Opinion
December 2, 3, 1914.
December 8, 1914.
Present: RUGG, C.J., BRALEY, SHELDON, De COURCY, CROSBY, JJ.
In an action by a boy, about seventeen years of age, employed in a candy factory, against his employer, for having the fingers of his left hand cut off by the knives of a peanut grinding machine at which the plaintiff was set at work without warning or instruction, where it appeared that the machine used for grinding the peanuts was a meat chopping machine exactly like the one used for making sausages that injured the plaintiff in Boyd v. Taylor, 195 Mass. 272; 202 Mass. 213; 207 Mass. 335, and where the evidence in all essential features was like that in the case cited, it was held, following that case, that the plaintiff was entitled to go to the jury.
TWO ACTIONS OF TORT, the first for personal injuries sustained on May 31, 1910, when the plaintiff was a little more than seventeen years of age and was employed in the defendant's candy factory at Cambridge, from having the fingers of his left hand cut off by the knives of a peanut grinding machine at which, as it was alleged, the plaintiff had been set at work without sufficient warning or instruction; and the second action by the father of the plaintiff in the first case for consequential damages arising from his injuries. Writs dated respectively August 19, 1910, and March 7, 1911.
In the Superior Court the cases were tried together before Morton, J. It appeared that the machine by which the plaintiff in the first case was injured, which was used in the factory for grinding peanuts, was a meat chopping machine with the words "meat chopper" upon it and was exactly similar in construction and operation to the machine used for making sausages that caused the injuries for which damages finally were recovered in Boyd v. Taylor, cited in the opinion. At the close of the evidence, which is described in the opinion as being in substance like the evidence in that case, the judge ordered a verdict for the defendant in each of the cases and reported them for determination by this court. If the ordering of the verdicts was correct, judgments were to be entered on the verdicts. If the ordering of the verdicts was incorrect, judgments were to be entered for the plaintiff in the first case in the sum of $2,750 and for the plaintiff in the second case in the sum of $250, with costs.
J.B. Studley, for the plaintiffs.
E.I. Taylor, for the defendant.
John W. O'Brien was injured while at work in grinding peanuts upon a machine which was like that described in detail in Boyd v. Taylor, 195 Mass. 272. It is not possible to make any sound distinction between that case (which was before the court also in 202 Mass. 213, and 207 Mass. 335) and the present cases.
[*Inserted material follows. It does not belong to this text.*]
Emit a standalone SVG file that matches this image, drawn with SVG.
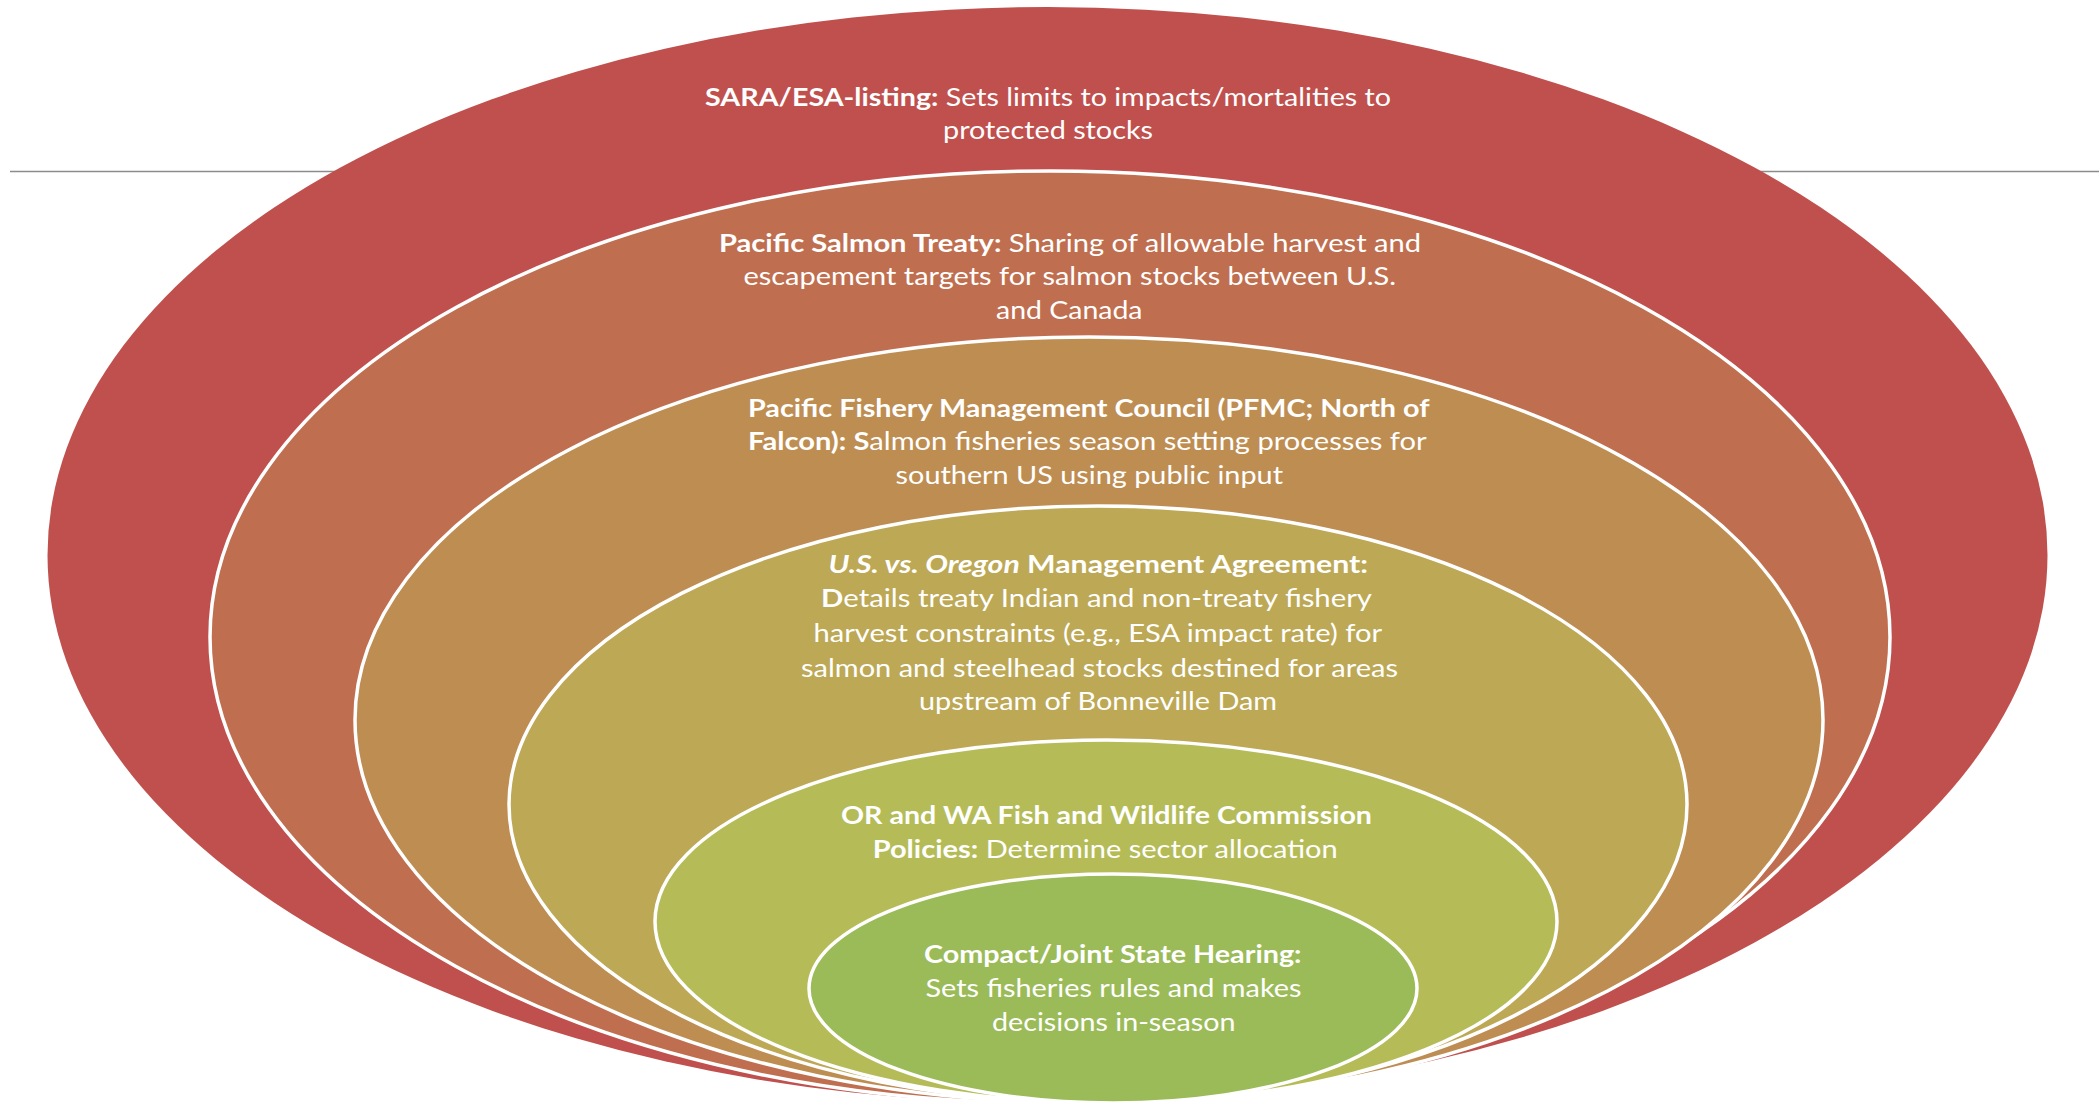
<svg xmlns="http://www.w3.org/2000/svg" width="2099" height="1103" viewBox="0 0 2099 1103">
<style>
  .ring { stroke: #FFFFFF; stroke-width: 3.5; }
  .outer { stroke: none; }
  text { font-family: Lato, "Open Sans", "Liberation Sans", sans-serif; font-size: 25px; fill: #FFFFFF; }
  .b { font-weight: 700; }
  .bi { font-weight: 700; font-style: italic; }
  .rule { stroke: #8C8C8C; stroke-width: 1.6; }
</style>
<rect width="2099" height="1103" fill="#FFFFFF"/>
<g id="rule-line">
  <line class="rule" x1="10" y1="171.5" x2="2099" y2="171.5"/>
</g>
<g id="connectors"></g>
<g id="node-sara-esa">
  <ellipse class="outer" cx="1047.5" cy="555" rx="1000" ry="548" fill="#C0504D"/>
  <text x="705" y="106" textLength="686" lengthAdjust="spacingAndGlyphs"><tspan class="b">SARA/ESA-listing:</tspan> Sets limits to impacts/mortalities to</text>
  <text x="943" y="139" textLength="210" lengthAdjust="spacingAndGlyphs">protected stocks</text>
</g>
<g id="node-pacific-salmon-treaty">
  <ellipse class="ring" cx="1050" cy="637" rx="840" ry="466" fill="#BF6F4F"/>
  <text x="719" y="252" textLength="702" lengthAdjust="spacingAndGlyphs"><tspan class="b">Pacific Salmon Treaty:</tspan> Sharing of allowable harvest and</text>
  <text x="743.5" y="285" textLength="652.5" lengthAdjust="spacingAndGlyphs">escapement targets for salmon stocks between U.S.</text>
  <text x="996" y="319" textLength="146.5" lengthAdjust="spacingAndGlyphs">and Canada</text>
</g>
<g id="node-pfmc">
  <ellipse class="ring" cx="1089" cy="720" rx="734" ry="383" fill="#BE8D52"/>
  <text x="748" y="417" textLength="681.5" lengthAdjust="spacingAndGlyphs" class="b">Pacific Fishery Management Council (PFMC; North of</text>
  <text x="748" y="450" textLength="678.6" lengthAdjust="spacingAndGlyphs"><tspan class="b">Falcon): S</tspan>almon fisheries season setting processes for</text>
  <text x="895.6" y="484" textLength="387.4" lengthAdjust="spacingAndGlyphs">southern US using public input</text>
</g>
<g id="node-us-v-oregon">
  <ellipse class="ring" cx="1098" cy="804.5" rx="589" ry="298.5" fill="#BDA855"/>
  <text x="828.5" y="573" textLength="539.5" lengthAdjust="spacingAndGlyphs"><tspan class="bi">U.S. vs. Oregon</tspan><tspan class="b"> Management Agreement:</tspan></text>
  <text x="821" y="607" textLength="551" lengthAdjust="spacingAndGlyphs"><tspan class="b">D</tspan>etails treaty Indian and non-treaty fishery</text>
  <text x="813.5" y="642" textLength="568.5" lengthAdjust="spacingAndGlyphs">harvest constraints (e.g., ESA impact rate) for</text>
  <text x="801" y="677" textLength="597" lengthAdjust="spacingAndGlyphs">salmon and steelhead stocks destined for areas</text>
  <text x="919" y="710" textLength="358" lengthAdjust="spacingAndGlyphs">upstream of Bonneville Dam</text>
</g>
<g id="node-or-wa-commission">
  <ellipse class="ring" cx="1106" cy="921.5" rx="451" ry="181.5" fill="#B5BC57"/>
  <text x="841" y="824" textLength="531" lengthAdjust="spacingAndGlyphs" class="b">OR and WA Fish and Wildlife Commission</text>
  <text x="872.7" y="858" textLength="465" lengthAdjust="spacingAndGlyphs"><tspan class="b">Policies:</tspan> Determine sector allocation</text>
</g>
<g id="node-compact-hearing">
  <ellipse class="ring" cx="1113" cy="988.5" rx="304" ry="114.5" fill="#9BBB59"/>
  <text x="924" y="963" textLength="377.5" lengthAdjust="spacingAndGlyphs" class="b">Compact/Joint State Hearing:</text>
  <text x="925.5" y="997" textLength="376" lengthAdjust="spacingAndGlyphs">Sets fisheries rules and makes</text>
  <text x="992" y="1031" textLength="243.5" lengthAdjust="spacingAndGlyphs">decisions in-season</text>
</g>
</svg>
There are minor differences in the evidence in the two cases, but a careful examination of the record shows that in all essential features they are alike. It is not necessary to narrate the testimony at length. It is enough to say that upon the authority of Boyd v. Taylor, the plaintiffs were entitled to go to the jury. These cases, as well as that, are close to the line, but must be decided as a question of fact and not one of law.
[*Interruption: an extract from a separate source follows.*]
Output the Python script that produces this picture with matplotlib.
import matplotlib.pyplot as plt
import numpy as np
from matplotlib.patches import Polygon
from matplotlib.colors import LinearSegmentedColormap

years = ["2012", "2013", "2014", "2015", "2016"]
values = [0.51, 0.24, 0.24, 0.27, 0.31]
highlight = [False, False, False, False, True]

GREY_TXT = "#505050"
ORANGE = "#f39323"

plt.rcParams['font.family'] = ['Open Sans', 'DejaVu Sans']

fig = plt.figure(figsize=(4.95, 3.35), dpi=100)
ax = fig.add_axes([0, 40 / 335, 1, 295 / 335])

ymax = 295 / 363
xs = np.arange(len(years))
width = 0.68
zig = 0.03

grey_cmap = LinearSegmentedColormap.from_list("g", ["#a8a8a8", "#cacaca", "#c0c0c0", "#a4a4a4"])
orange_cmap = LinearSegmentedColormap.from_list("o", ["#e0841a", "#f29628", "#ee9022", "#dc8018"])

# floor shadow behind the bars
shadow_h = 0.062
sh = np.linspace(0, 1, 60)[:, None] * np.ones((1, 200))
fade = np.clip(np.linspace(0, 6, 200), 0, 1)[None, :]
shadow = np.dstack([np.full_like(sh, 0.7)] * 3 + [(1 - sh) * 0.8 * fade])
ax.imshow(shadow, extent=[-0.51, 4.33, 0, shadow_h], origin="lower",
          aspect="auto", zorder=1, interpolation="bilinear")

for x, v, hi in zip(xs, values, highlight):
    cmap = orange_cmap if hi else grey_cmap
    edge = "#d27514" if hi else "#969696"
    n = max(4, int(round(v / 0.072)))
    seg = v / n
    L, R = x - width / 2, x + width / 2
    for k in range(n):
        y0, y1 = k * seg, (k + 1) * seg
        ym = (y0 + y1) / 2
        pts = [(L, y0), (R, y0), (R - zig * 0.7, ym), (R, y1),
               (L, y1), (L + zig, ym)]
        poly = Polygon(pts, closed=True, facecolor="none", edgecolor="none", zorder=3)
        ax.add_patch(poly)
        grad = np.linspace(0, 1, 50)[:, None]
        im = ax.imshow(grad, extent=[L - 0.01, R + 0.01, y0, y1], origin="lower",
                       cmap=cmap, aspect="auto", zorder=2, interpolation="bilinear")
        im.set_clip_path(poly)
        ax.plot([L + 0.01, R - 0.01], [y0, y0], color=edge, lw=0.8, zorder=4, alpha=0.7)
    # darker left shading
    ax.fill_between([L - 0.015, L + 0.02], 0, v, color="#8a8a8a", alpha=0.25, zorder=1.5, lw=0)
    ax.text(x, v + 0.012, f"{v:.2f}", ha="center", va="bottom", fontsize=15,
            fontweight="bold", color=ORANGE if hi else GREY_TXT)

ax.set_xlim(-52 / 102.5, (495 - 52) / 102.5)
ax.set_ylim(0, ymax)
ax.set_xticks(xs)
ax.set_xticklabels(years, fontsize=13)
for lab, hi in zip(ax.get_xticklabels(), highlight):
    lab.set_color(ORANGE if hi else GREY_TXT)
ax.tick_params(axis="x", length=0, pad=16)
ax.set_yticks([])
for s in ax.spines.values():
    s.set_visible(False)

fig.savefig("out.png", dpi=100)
In accordance with the terms of the report let the entries be
Judgment for John W. O'Brien in the sum of $2,750, with costs. Judgment for Patrick O'Brien in the sum of $250, with costs.
MEMORANDUM.
On the ninth day of December, 1914, the Honorable Edward Peter Pierce, one of the Justices of the Superior Court, was appointed a Justice of this court and sat with this court at Boston on the same day.